Wednesday, November 02, 2005

A Kook By Any Other Name

Vice-President Cheney has named his longtime counsel David Addington to the position of his Chief of Staff, replacing the temporarily indisposed Lewis Libby. Addington is known for, among other things, enabling by his interpretations of law the extraordinary secrecy the executive branch has demanded during the Bush administration. Addington decided that Congress would not receive the information the GAO demanded about Cheney's secret energy task force. Since 9-11, Addington has fought against officials who have insisted that the U.S. adhere to its obligations vis-a-vis enemy prisoners of war as an original signatory to the 1949 Geneva Convention.

Addington is at it again, according to today's New York Times, he has been attempting to cajole the Defense Department into ignoring the Geneva Convention in a new departmental policy on the treatment of detainees.

"The document under discussion, known as Department of Defense Directive 23.10, would provide broad guidance from Defense Secretary Donald H. Rumsfeld; while it would not spell out specific detention and interrogation techniques, officials said, those procedures would have to conform to its standards. It would not cover the treatment of detainees held by the Central Intelligence Agency.

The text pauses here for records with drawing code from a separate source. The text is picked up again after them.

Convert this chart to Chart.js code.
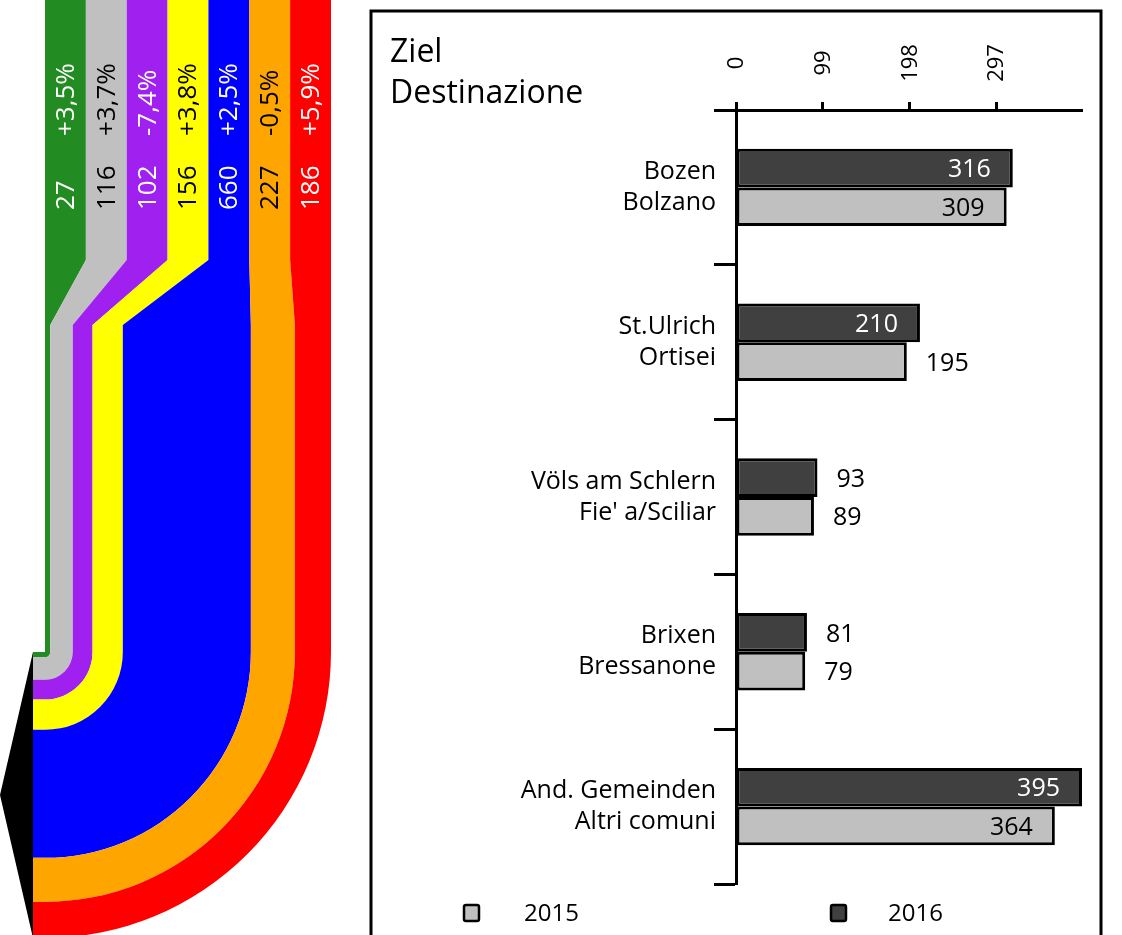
<!DOCTYPE html>
<html>
<head>
<meta charset="utf-8">
<title>Ziel / Destinazione</title>
<script src="https://cdn.jsdelivr.net/npm/chart.js@4.4.1/dist/chart.umd.min.js"></script>
<style>
  html, body { margin: 0; padding: 0; background: #ffffff; }
  canvas { display: block; }
</style>
</head>
<body>
<canvas id="chart" width="1122" height="935"></canvas>
<script>
// Destinations (two-line labels: German / Italian)
const destinations = [
  ['Bozen', 'Bolzano'],
  ['St.Ulrich', 'Ortisei'],
  ['Völs am Schlern', "Fie' a/Sciliar"],
  ['Brixen', 'Bressanone'],
  ['And. Gemeinden', 'Altri comuni']
];
const values2015 = [309, 195, 89, 79, 364];
const values2016 = [316, 210, 93, 81, 395];
const seriesYears = ['2015', '2016'];
const axisTicks = [0, 99, 198, 297];
const axisMax = 395;

// Incoming flows (band values and change versus previous year, %)
const flowValues = [27, 116, 102, 156, 660, 227, 186];
const flowChanges = [3.5, 3.7, -7.4, 3.8, 2.5, -0.5, 5.9];
const flowColors = ['#228b22', '#c0c0c0', '#a020f0', '#ffff00', '#0000ff', '#ffa500', '#ff0000'];
const flowTextColors = ['#ffffff', '#000000', '#ffffff', '#000000', '#ffffff', '#000000', '#ffffff'];

const FONT = '"Open Sans", "DejaVu Sans", sans-serif';
const INSIDE_MIN = 200; // bars at least this long carry their value inside

function fmtChange(v) {
  return (v > 0 ? '+' : '') + v.toFixed(1).replace('.', ',') + '%';
}

// Flow bands: equal-width columns at the top that narrow to widths
// proportional to their values, then bend round into the arrow.
const flowPlugin = {
  id: 'flowBands',
  beforeDraw(chart) {
    const ctx = chart.ctx;
    ctx.save();
    ctx.fillStyle = '#ffffff';
    ctx.fillRect(0, 0, chart.width, chart.height);

    const x0 = 45, span = 286;
    const colW = span / flowValues.length;
    const yColEnd = 260, yNarrow = 325, cy = 652, xStub = 33;
    const total = flowValues.reduce((a, b) => a + b, 0);
    const k = span / total;
    let cum = 0;
    flowValues.forEach((v, i) => {
      const a = cum * k, b = (cum + v) * k;
      cum += v;
      const tL = x0 + i * colW, tR = x0 + (i + 1) * colW;
      ctx.beginPath();
      ctx.moveTo(tL, 0);
      ctx.lineTo(tL, yColEnd);
      ctx.lineTo(x0 + a, yNarrow);
      ctx.lineTo(x0 + a, cy);
      if (a > 0) ctx.arc(x0, cy, a, 0, Math.PI / 2, false);
      ctx.lineTo(xStub, cy + a);
      ctx.lineTo(xStub, cy + b);
      ctx.lineTo(x0, cy + b);
      ctx.arc(x0, cy, b, Math.PI / 2, 0, true);
      ctx.lineTo(x0 + b, yNarrow);
      ctx.lineTo(tR, yColEnd);
      ctx.lineTo(tR, 0);
      ctx.closePath();
      ctx.fillStyle = flowColors[i];
      ctx.fill();

      // rotated labels inside the column
      const cx = (tL + tR) / 2;
      ctx.fillStyle = flowTextColors[i];
      ctx.font = '26px ' + FONT;
      ctx.textAlign = 'left';
      ctx.textBaseline = 'middle';
      [[String(v), 210], [fmtChange(flowChanges[i]), 136]].forEach(([t, y]) => {
        ctx.save();
        ctx.translate(cx + 1, y);
        ctx.rotate(-Math.PI / 2);
        ctx.fillText(t, 0, 0);
        ctx.restore();
      });
    });

    // arrow head
    ctx.beginPath();
    ctx.moveTo(xStub, cy);
    ctx.lineTo(0, cy + span / 2);
    ctx.lineTo(xStub, cy + span);
    ctx.closePath();
    ctx.fillStyle = '#000000';
    ctx.fill();

    // frame of the bar panel
    ctx.strokeStyle = '#000000';
    ctx.lineWidth = 3;
    ctx.beginPath();
    ctx.moveTo(371, chart.height + 5);
    ctx.lineTo(371, 11);
    ctx.lineTo(1101, 11);
    ctx.lineTo(1101, chart.height + 5);
    ctx.stroke();

    // panel title
    ctx.fillStyle = '#000000';
    ctx.font = '32px ' + FONT;
    ctx.textAlign = 'left';
    ctx.textBaseline = 'alphabetic';
    ctx.fillText('Ziel', 390, 62);
    ctx.fillText('Destinazione', 390, 103);
    ctx.restore();
  },
  afterDraw(chart) {
    const ctx = chart.ctx;
    ctx.save();
    // value axis labels, rotated and centred on their ticks
    const xs = chart.scales.x;
    ctx.fillStyle = '#000000';
    ctx.font = '22px ' + FONT;
    ctx.textAlign = 'center';
    ctx.textBaseline = 'middle';
    xs.ticks.forEach(t => {
      ctx.save();
      ctx.translate(xs.getPixelForValue(t.value) + 1, 63);
      ctx.rotate(-Math.PI / 2);
      ctx.fillText(String(t.value), 0, 0);
      ctx.restore();
    });

    // bar values
    ctx.font = '25px ' + FONT;
    chart.data.datasets.forEach((ds, di) => {
      const meta = chart.getDatasetMeta(di);
      meta.data.forEach((el, i) => {
        const v = ds.data[i];
        if (v >= INSIDE_MIN) {
          ctx.textAlign = 'right';
          ctx.fillStyle = ds.insideTextColor;
          ctx.fillText(String(v), el.x - 22, el.y + 2);
        } else {
          ctx.textAlign = 'left';
          ctx.fillStyle = '#000000';
          ctx.fillText(String(v), el.x + 19, el.y + 2);
        }
      });
    });

    // legend
    const legendItems = [
      { ds: chart.data.datasets[1], mx: 464, tx: 524 },
      { ds: chart.data.datasets[0], mx: 831, tx: 888 }
    ];
    legendItems.forEach(({ ds, mx, tx }) => {
      ctx.beginPath();
      ctx.roundRect(mx, 905, 15, 16, 2);
      ctx.fillStyle = ds.backgroundColor;
      ctx.fill();
      ctx.lineWidth = 2.5;
      ctx.strokeStyle = '#000000';
      ctx.stroke();
      ctx.fillStyle = '#000000';
      ctx.textAlign = 'left';
      ctx.textBaseline = 'middle';
      ctx.font = '24px ' + FONT;
      ctx.fillText(ds.label, tx, 914);
    });
    ctx.restore();
  }
};

function build() {
  Chart.defaults.font.family = FONT;
  new Chart(document.getElementById('chart'), {
    type: 'bar',
    data: {
      labels: destinations,
      datasets: [
        {
          label: seriesYears[1],
          data: values2016,
          backgroundColor: '#404040',
          borderColor: '#000000',
          borderWidth: 3,
          borderSkipped: false,
          insideTextColor: '#ffffff'
        },
        {
          label: seriesYears[0],
          data: values2015,
          backgroundColor: '#c0c0c0',
          borderColor: '#000000',
          borderWidth: 3,
          borderSkipped: false,
          insideTextColor: '#000000'
        }
      ]
    },
    options: {
      indexAxis: 'y',
      responsive: false,
      animation: false,
      events: [],
      categoryPercentage: 0.5,
      barPercentage: 1.0,
      layout: { padding: { left: 0, top: 0, right: 40, bottom: 51 } },
      plugins: { legend: { display: false }, tooltip: { enabled: false } },
      scales: {
        x: {
          position: 'top',
          min: 0,
          max: axisMax,
          afterBuildTicks(scale) {
            scale.ticks = axisTicks.map(v => ({ value: v }));
          },
          afterFit(scale) { scale.height = 110; },
          ticks: { display: false },
          grid: {
            drawOnChartArea: false,
            drawTicks: true,
            tickLength: 8,
            tickWidth: 3,
            tickColor: '#000000'
          },
          border: { display: true, color: '#000000', width: 3 }
        },
        y: {
          position: 'left',
          afterFit(scale) { scale.width = 736; },
          ticks: {
            color: '#000000',
            padding: -2,
            font: { size: 25, lineHeight: 1.24 }
          },
          grid: {
            offset: true,
            drawOnChartArea: false,
            drawTicks: true,
            tickLength: 22,
            tickWidth: 3,
            tickColor: '#000000'
          },
          border: { display: true, color: '#000000', width: 3 }
        }
      }
    },
    plugins: [flowPlugin]
  });
}

if (document.fonts && document.fonts.load) {
  Promise.all([
    document.fonts.load('24px "Open Sans"'),
    document.fonts.load('32px "Open Sans"')
  ]).then(build, build);
} else {
  build();
}
</script>
</body>
</html>
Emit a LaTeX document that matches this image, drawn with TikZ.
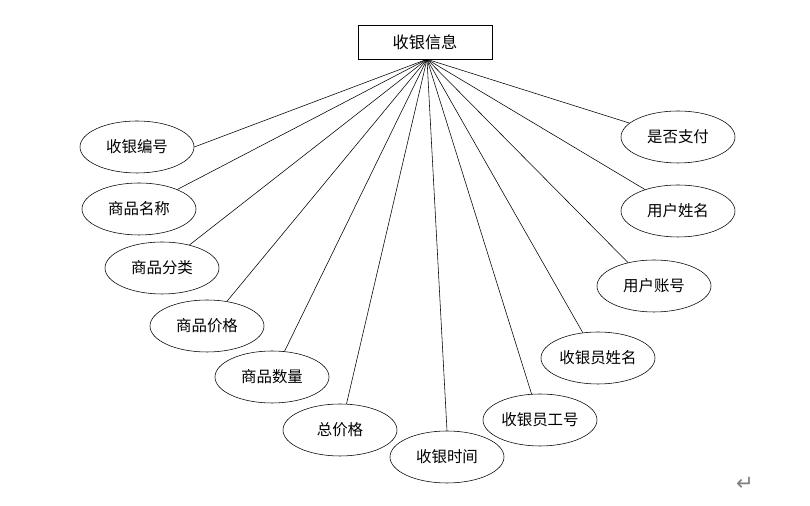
\documentclass[tikz,border=0pt]{standalone}
\usepackage{fontspec}
\setmainfont{Noto Sans CJK SC}
\newfontfamily\symfont{DejaVu Sans}
\usetikzlibrary{shapes.geometric}

\begin{document}
\begin{tikzpicture}[
        attr/.style={draw, ellipse, thin, minimum width=2.85cm, minimum height=1.3cm, inner sep=0pt, font=\fontsize{11}{13}\selectfont},
        entity/.style={draw, thin, minimum width=3.35cm, minimum height=0.85cm, inner sep=0pt, font=\fontsize{11.5}{13}\selectfont}]
    \useasboundingbox (0,0) rectangle (20.25,12.65);
    % The entity box on top.
        \node[entity] (info) at (10.625, 11.6) {收银信息};
        \coordinate (hub) at ([xshift=0.05cm]info.south);
    % Below nodes are the attributes, left side then right side.
        \node[attr] (bianhao) at (3.425, 8.975) {收银编号};
        \node[attr] (mingcheng) at (3.475, 7.425) {商品名称};
        \node[attr] (fenlei) at (4.05, 5.95) {商品分类};
        \node[attr] (jiage) at (5.175, 4.5) {商品价格};
        \node[attr] (shuliang) at (6.8, 3.225) {商品数量};
        \node[attr] (zongjia) at (8.5, 1.9) {总价格};
        \node[attr] (shijian) at (11.175, 1.225) {收银时间};
        \node[attr] (gonghao) at (13.5, 2.15) {收银员工号};
        \node[attr] (yxingming) at (14.95, 3.7) {收银员姓名};
        \node[attr] (zhanghao) at (16.35, 5.5) {用户账号};
        \node[attr] (yonghu) at (16.95, 7.375) {用户姓名};
        \node[attr] (zhifu) at (16.95, 9.225) {是否支付};
    % This draws the lines from the box, each to its point on the ellipse.
        \foreach \a/\ang in {bianhao/0,mingcheng/27,fenlei/40,jiage/51,shuliang/64,zongjia/76,shijian/90,gonghao/108,yxingming/121,zhanghao/138,yonghu/147,zhifu/164}
            \draw[thin] (hub) -- (\a.\ang);
    % Paragraph mark.
        \node[text=gray, font=\symfont\fontsize{15}{17}\selectfont] (mark) at (18.625, 0.55) {↵};
\end{tikzpicture}
\end{document}
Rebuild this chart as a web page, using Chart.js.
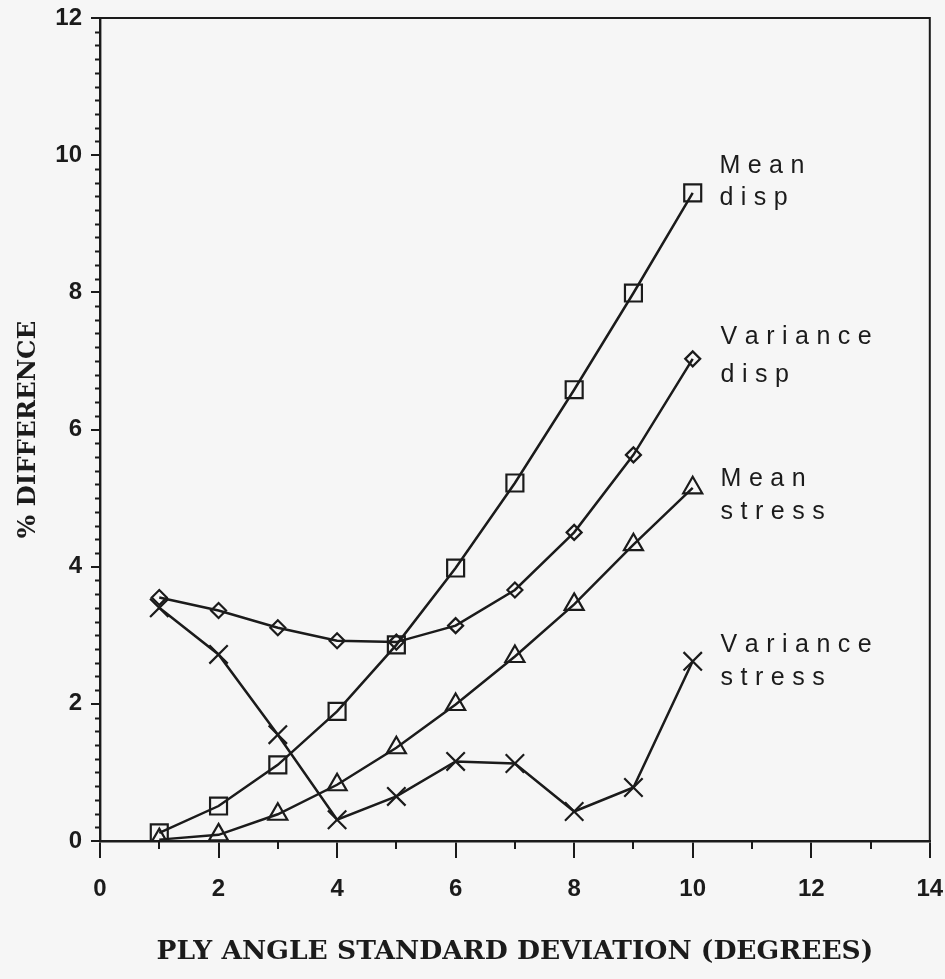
<!DOCTYPE html>
<html>
<head>
<meta charset="utf-8">
<title>Ply angle standard deviation</title>
<script src="https://cdn.jsdelivr.net/npm/chart.js@4.4.0/dist/chart.umd.min.js"></script>
<style>
  html, body { margin: 0; padding: 0; background: #f6f6f6; }
  canvas { display: block; }
</style>
</head>
<body>
<canvas id="plyChart" width="945" height="979"></canvas>
<script>
// ply angle standard deviation (degrees)
const plyAngleSD = [1, 2, 3, 4, 5, 6, 7, 8, 9, 10];

// % difference per response quantity
const meanDisp       = [0.12, 0.51, 1.11, 1.89, 2.86, 3.98, 5.22, 6.58, 7.99, 9.45];
const varianceDisp   = [3.55, 3.36, 3.11, 2.92, 2.90, 3.14, 3.66, 4.50, 5.63, 7.03];
const meanStress     = [0.02, 0.09, 0.39, 0.82, 1.36, 1.99, 2.69, 3.45, 4.32, 5.15];
const varianceStress = [3.40, 2.72, 1.55, 0.31, 0.65, 1.16, 1.13, 0.43, 0.78, 2.62];

const seriesNames = ['Mean disp', 'Variance disp', 'Mean stress', 'Variance stress'];

const xRange = [0, 14];
const yRange = [0, 12];

const INK = '#1b1b1b';
const TICK_FONT = { family: "'Liberation Sans', Arial, sans-serif", size: 24, weight: 'bold' };

// where each curve's name sits (data units), and the gap between its two lines (px)
const labelSpots = [
  { x: 10.45, y: 9.74, gap: 32 },
  { x: 10.47, y: 7.24, gap: 38 },
  { x: 10.47, y: 5.17, gap: 33 },
  { x: 10.47, y: 2.76, gap: 33 }
];

const toPoints = vals => vals.map((v, i) => ({ x: plyAngleSD[i], y: v }));

function lineSet(label, vals, style, radius) {
  return {
    label,
    data: toPoints(vals),
    borderColor: INK,
    borderWidth: 2.5,
    backgroundColor: 'rgba(0,0,0,0)',
    pointStyle: style,
    pointRadius: radius,
    pointBorderColor: INK,
    pointBorderWidth: 2.2,
    pointBackgroundColor: 'rgba(0,0,0,0)',
    tension: 0,
    fill: false
  };
}

// letter-spaced text, drawn one glyph at a time
function drawSpaced(ctx, text, x, y, spacing) {
  let cx = x;
  for (const ch of text) {
    ctx.fillText(ch, cx, y);
    cx += ctx.measureText(ch).width + spacing;
  }
}

const frameBox = {
  id: 'frameBox',
  beforeDatasetsDraw(chart) {
    const { ctx, chartArea: a } = chart;
    ctx.save();
    ctx.strokeStyle = INK;
    ctx.lineWidth = 2;
    ctx.strokeRect(a.left, a.top, a.right - a.left, a.bottom - a.top);
    ctx.restore();
  }
};

const minorTicks = {
  id: 'minorTicks',
  afterDraw(chart) {
    const { ctx, chartArea: a, scales: { x, y } } = chart;
    ctx.save();
    ctx.strokeStyle = INK;
    ctx.lineWidth = 2;
    ctx.beginPath();
    for (let v = xRange[0] + 1; v < xRange[1]; v += 2) {
      const px = Math.round(x.getPixelForValue(v));
      ctx.moveTo(px, a.bottom);
      ctx.lineTo(px, a.bottom + 8);
    }
    for (let k = 1; k < 60; k++) {
      if (k % 10 === 0) continue;
      const py = Math.round(y.getPixelForValue(k * 0.2)) + 0.5;
      ctx.moveTo(a.left - 5, py);
      ctx.lineTo(a.left, py);
    }
    ctx.stroke();
    ctx.restore();
  }
};

const curveLabels = {
  id: 'curveLabels',
  afterDatasetsDraw(chart) {
    const { ctx, scales: { x, y } } = chart;
    ctx.save();
    ctx.fillStyle = INK;
    ctx.font = "25px 'Liberation Sans', Arial, sans-serif";
    ctx.textBaseline = 'alphabetic';
    ctx.textAlign = 'left';
    labelSpots.forEach((spot, i) => {
      const px = x.getPixelForValue(spot.x);
      const py = y.getPixelForValue(spot.y);
      seriesNames[i].split(' ').forEach((word, j) => {
        drawSpaced(ctx, word, px, py + j * spot.gap, 7.5);
      });
    });
    ctx.restore();
  }
};

new Chart(document.getElementById('plyChart'), {
  type: 'line',
  data: {
    datasets: [
      lineSet(seriesNames[0], meanDisp, 'rect', 12),
      lineSet(seriesNames[1], varianceDisp, 'rectRot', 7.5),
      lineSet(seriesNames[2], meanStress, 'triangle', 11),
      lineSet(seriesNames[3], varianceStress, 'crossRot', 13)
    ]
  },
  options: {
    responsive: false,
    animation: false,
    events: [],
    layout: { padding: { top: 18, right: 13, bottom: 0, left: 0 } },
    plugins: {
      legend: { display: false },
      tooltip: { enabled: false }
    },
    scales: {
      x: {
        type: 'linear',
        min: xRange[0],
        max: xRange[1],
        border: { display: true, color: INK, width: 2.4 },
        grid: { display: true, drawOnChartArea: false, drawTicks: true, tickLength: 17, color: INK, lineWidth: 2 },
        ticks: { stepSize: 2, color: INK, font: TICK_FONT, padding: 17, maxRotation: 0 },
        title: {
          display: true,
          text: 'PLY ANGLE STANDARD DEVIATION (DEGREES)',
          color: INK,
          font: { family: "'DejaVu Serif', 'Liberation Serif', serif", size: 26.5, weight: 'bold' },
          padding: { top: 0, bottom: 11 }
        },
        afterFit(scale) {
          scale.height = 138;
          scale.paddingLeft = 0;
          scale.paddingRight = 0;
        }
      },
      y: {
        type: 'linear',
        min: yRange[0],
        max: yRange[1],
        border: { display: true, color: INK, width: 2.4 },
        grid: { display: true, drawOnChartArea: false, drawTicks: true, tickLength: 9, color: INK, lineWidth: 2 },
        ticks: { stepSize: 2, color: INK, font: TICK_FONT, padding: 9 },
        title: {
          display: true,
          text: '% DIFFERENCE',
          color: INK,
          font: { family: "'DejaVu Serif', 'Liberation Serif', serif", size: 24.5, weight: 'bold' },
          padding: { top: 14, bottom: 0 }
        },
        afterFit(scale) {
          scale.width = 100;
          scale.paddingTop = 0;
          scale.paddingBottom = 0;
        }
      }
    }
  },
  plugins: [frameBox, minorTicks, curveLabels]
});
</script>
</body>
</html>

The behind-the-scenes debate over the Pentagon directive comes more than three years after President Bush decided that the Geneva Conventions did not apply to the fight against terrorism. It mirrors a public battle between the Bush administration and Senator John McCain, Republican of Arizona, who is pressing a separate legislative effort to ban the "cruel, inhuman or degrading treatment" of any detainee in United States custody.

After a 90-to-9 vote in the Senate last month in favor of Mr. McCain's amendment to a $445 billion defense spending bill, the White House moved to exempt clandestine C.I.A. activities from the provision. A House-Senate conference committee is expected to consider the issue this week.

Mr. Cheney and some of his aides have spearheaded the administration's opposition to Senator McCain's amendment; they were also quick to oppose a draft of the detention directive, which began to circulate in the Pentagon in mid-September, officials said.

A central player in the fight over the directive is David S. Addington, who was the vice president's counsel until he was named on Monday to succeed I. Lewis Libby Jr. as Mr. Cheney's chief of staff. According to several officials, Mr. Addington verbally assailed a Pentagon aide who was called to brief him and Mr. Libby on the draft, objecting to its use of language drawn from Article 3 of the Geneva Conventions.

"He left bruised and bloody," one Defense Department official said of the Pentagon aide, Matthew C. Waxman, Mr. Rumsfeld's chief adviser on detainee issues. "He tried to champion Article 3, and Addington just ate him for lunch.""

(End excerpt)



Before 9-11, if any official had been quoted as criticizing, much less aggressively pushing a policy contrary to the Geneva Convention, he or she would have been branded a dangerous kook and cast out of the Washington establishment.